We can push this idea even further. Instead of just one map, what if we act on the rational points with an entire group of transformations, the modular group $SL(2, \mathbb{Z})$? We find yet another layer of beautiful structure. The infinite set of rational points does not form a single, jumbled orbit. Instead, it shatters into an infinite number of distinct, finite orbits. And what classifies these orbits? An arithmetic property: the common denominator of the points in the orbit. Once again, number theory provides the secret key to understanding the structure of a dynamical system.

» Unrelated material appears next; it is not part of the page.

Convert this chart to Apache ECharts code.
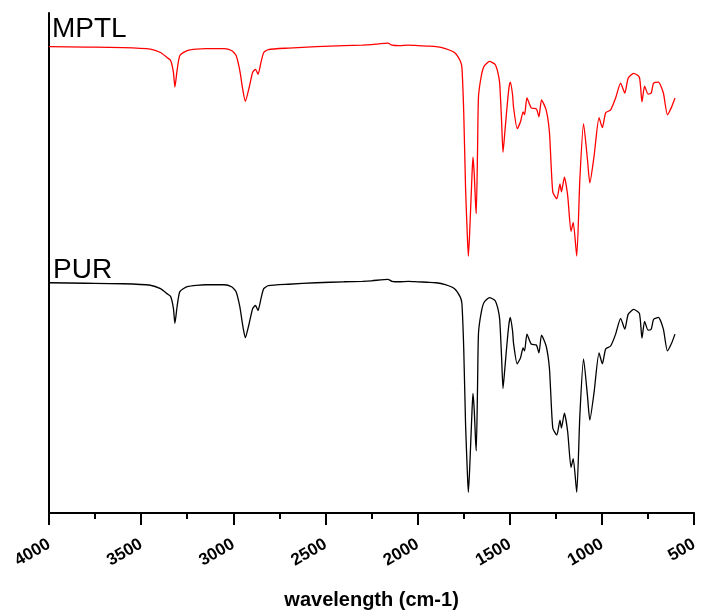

From the simple lines on a circle to the intricate group law of elliptic curves, from the stark finiteness of complex equations to the ordered skeleton of chaos, the study of rational points is a testament to the profound and often surprising unity of the mathematical sciences. It teaches us that sometimes, the simplest questions—"what are the solutions in whole-number ratios?"—lead to the deepest and most far-reaching answers.